How to Stay Motivated for the Long Haul

How to Stay Motivated for the Long Haul

Posted by Matt Russ on 27th Nov 2020

staying motivated for the long haul

As athletes we are psychologically motivated and inspired by a unique mix that fuels our ambition and keeps our noses to the grind stone. It is important to regularly re-examine your motives and to keep them in the forefront.  In the absence of an internal purpose we become like plow mules; slogging along simply because we always have. Without a purpose your enthusiasm to train and compete will eventually fall off and your sport may become drudgery.

The first thing you must realize is that your motivators are distinct and personal. You may train for social reasons, personal validation, adulation and recognition, or perhaps because you were simply inspired by something or someone. But no one can make you do anything, or motivate you, or bring that extra 1% to your training which may put you over the top. You must have an internal purpose to rise before sunrise and great that day with a dose of discomfort.  For instance; you may enjoy the support of your parents, but can not compete for them. This is one of the reasons children who are pushed too hard by the imposed ambitions of overzealous parents often lose interest in a sport. The child has lost the internal motivation to participate (fun) and generally does not stay involved long term. Make sure reasons you train are your reasons, not those of a friend, parent, or spouse impressing theirs upon you.  It is also important to make sure that your personal validation is not singularly wrapped around your sport.  Athletes that are not well rounded often burn out much sooner than those that are multi-faceted.

The more specifically you define the reasons behind the effort, the more likely you are to achieve your goals. The growth of endurance sports has been partially fueled by charity training groups such as Team In Training. To compete in honor or memory of a loved one and to raise money for the cause, is a very powerful and specific motivator. Don't be afraid to write your motivators and goals down and keep them in front of you. Visualize the purpose and pay off for the hard work you are putting forth. If one of your reasons is fitness or weight loss, visualize yourself as the fit and hardened individual you will become. Perhaps you have set a specific personal goal. Constantly remind yourself what that goal is, and how the work out you are performing now will get you there. Setting specific short term objectives leads to long term (dream) goals. You may one day want to complete an Ironman, but a sprint triathlon is the first stepping stone.

There are so many positive aspects to being an athlete beyond the physical benefits. I personally believe the characteristics of a successful athlete transfer to many areas of life outside the competitive arena. Characteristics such as discipline, overcoming adversity, risk taking, personal sacrifice, sportsmanship, consistency, and hard work reinforce good character. These reasons may not be as concrete as winning a race, but they will carry you even farther in life.
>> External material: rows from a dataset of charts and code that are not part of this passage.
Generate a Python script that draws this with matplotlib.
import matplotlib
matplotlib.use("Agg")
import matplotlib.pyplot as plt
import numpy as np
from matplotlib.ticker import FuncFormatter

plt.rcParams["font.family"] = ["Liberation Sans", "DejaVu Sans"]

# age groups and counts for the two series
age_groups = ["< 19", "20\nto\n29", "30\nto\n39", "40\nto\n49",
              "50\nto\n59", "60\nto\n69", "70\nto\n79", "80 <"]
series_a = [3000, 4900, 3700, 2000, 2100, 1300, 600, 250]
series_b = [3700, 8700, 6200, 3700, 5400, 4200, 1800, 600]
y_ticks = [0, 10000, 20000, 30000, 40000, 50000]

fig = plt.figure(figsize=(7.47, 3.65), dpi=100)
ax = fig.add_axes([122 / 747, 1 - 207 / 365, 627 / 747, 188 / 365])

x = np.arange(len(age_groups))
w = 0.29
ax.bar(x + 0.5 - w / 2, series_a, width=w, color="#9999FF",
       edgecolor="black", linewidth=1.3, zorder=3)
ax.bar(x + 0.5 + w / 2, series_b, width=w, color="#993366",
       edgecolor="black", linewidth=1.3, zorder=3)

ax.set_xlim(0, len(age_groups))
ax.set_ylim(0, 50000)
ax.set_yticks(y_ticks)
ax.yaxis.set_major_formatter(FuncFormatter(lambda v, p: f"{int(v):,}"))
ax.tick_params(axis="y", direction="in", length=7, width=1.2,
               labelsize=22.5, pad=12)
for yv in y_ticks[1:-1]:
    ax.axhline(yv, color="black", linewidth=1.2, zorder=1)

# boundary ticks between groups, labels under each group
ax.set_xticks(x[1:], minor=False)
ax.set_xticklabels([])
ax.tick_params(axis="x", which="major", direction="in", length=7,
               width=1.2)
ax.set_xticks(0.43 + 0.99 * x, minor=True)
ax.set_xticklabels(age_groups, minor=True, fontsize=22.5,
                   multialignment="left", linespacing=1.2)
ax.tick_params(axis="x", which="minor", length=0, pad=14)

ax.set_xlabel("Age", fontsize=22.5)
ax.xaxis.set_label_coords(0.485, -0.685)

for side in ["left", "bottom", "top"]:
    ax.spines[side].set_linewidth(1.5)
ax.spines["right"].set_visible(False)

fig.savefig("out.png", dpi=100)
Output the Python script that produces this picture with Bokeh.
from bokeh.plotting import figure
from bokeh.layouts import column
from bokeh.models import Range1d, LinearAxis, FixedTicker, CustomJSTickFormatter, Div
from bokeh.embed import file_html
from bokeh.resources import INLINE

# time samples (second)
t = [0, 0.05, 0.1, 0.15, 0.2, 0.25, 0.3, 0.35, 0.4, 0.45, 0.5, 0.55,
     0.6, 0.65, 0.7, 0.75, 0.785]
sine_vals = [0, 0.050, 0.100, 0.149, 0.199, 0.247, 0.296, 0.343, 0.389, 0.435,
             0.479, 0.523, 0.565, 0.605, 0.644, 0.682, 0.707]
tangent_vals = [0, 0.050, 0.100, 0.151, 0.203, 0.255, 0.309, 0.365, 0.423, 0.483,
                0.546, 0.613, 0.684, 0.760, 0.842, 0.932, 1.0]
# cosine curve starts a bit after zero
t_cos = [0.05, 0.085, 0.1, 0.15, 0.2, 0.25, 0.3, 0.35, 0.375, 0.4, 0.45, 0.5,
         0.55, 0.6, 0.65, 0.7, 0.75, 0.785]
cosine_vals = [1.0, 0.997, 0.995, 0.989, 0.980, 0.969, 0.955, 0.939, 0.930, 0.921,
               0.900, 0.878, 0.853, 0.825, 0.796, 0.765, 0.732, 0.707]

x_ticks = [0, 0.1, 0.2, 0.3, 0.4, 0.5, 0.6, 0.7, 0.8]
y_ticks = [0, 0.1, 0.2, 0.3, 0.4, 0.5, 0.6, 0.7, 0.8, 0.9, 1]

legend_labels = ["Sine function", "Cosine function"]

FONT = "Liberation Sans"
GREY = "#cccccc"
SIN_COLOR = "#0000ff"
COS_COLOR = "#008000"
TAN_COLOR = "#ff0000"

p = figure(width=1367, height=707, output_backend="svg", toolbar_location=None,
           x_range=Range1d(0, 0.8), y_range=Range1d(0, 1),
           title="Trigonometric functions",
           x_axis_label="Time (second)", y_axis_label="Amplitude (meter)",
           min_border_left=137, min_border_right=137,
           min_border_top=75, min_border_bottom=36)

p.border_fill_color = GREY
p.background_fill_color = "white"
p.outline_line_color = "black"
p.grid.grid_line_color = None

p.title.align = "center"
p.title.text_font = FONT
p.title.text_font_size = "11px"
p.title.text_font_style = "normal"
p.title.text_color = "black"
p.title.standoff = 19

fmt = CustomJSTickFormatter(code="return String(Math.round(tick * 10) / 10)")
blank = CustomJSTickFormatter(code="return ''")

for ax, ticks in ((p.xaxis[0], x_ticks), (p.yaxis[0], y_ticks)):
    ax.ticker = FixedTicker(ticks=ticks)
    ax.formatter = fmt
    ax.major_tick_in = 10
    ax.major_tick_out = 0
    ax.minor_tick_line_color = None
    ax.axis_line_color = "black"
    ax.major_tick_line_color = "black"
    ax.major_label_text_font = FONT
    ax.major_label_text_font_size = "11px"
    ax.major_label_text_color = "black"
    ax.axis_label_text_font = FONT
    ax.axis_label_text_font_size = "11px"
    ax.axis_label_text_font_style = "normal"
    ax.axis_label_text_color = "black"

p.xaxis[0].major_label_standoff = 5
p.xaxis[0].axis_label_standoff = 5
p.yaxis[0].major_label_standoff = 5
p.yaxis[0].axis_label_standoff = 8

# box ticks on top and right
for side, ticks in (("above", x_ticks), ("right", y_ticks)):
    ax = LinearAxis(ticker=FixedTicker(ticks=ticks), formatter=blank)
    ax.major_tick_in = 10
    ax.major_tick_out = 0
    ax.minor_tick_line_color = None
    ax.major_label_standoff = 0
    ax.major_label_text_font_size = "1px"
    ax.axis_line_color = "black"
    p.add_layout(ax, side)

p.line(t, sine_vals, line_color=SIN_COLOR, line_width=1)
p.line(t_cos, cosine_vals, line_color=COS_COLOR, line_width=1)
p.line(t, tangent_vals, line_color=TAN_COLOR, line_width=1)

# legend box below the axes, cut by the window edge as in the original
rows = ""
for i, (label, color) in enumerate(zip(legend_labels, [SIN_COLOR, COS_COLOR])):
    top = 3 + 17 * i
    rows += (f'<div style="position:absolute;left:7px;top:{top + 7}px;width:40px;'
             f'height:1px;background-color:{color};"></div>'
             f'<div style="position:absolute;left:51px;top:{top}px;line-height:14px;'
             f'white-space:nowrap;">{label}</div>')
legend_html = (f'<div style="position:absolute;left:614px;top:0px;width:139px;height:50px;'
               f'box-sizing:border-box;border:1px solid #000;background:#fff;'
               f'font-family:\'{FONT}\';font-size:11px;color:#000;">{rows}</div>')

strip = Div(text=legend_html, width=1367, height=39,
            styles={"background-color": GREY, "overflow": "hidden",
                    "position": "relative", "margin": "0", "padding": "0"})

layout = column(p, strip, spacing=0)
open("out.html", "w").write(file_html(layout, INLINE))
Understand that motivation is not a constant and that it ebbs and flows, sometimes as simply with the changing of seasons. You will be more motivated to train on a beautiful spring day versus a cold rainy winter morning. And you may wake up one morning and realize that what you are doing no longer holds personal satisfaction or simply is no longer fun. If that is the case it may be time to take a break, or move on to a new challenge.  Don't be afraid to explore another sport; something new and interesting and challenging.  This may just what you need to reinvigorate your motivation.  Change in motivation are as natural as the other changes in your life, and is not a result of deficient character.  Change can be difficult for some and they never realize the new adventure just around the corner.

Endurance athletes are unique animals. The training takes more hours than most sports, and it is usually solitary. Successful training for endurance sports requires consistency through all seasons, terrible weather, and early mornings when you would rather be in bed. Even the pros make little money relative to other sports, and receive less recognition beyond the endurance sports community. If fame, fortune, and adoration are your motivators you are likely in the wrong sport unless you are at the very top. However, endurance sports arguably require greater fortitude, discipline, and perhaps internal satisfaction. By Understanding the payoff for the effort will make you a more motivated, successful, and ultimately happy athlete.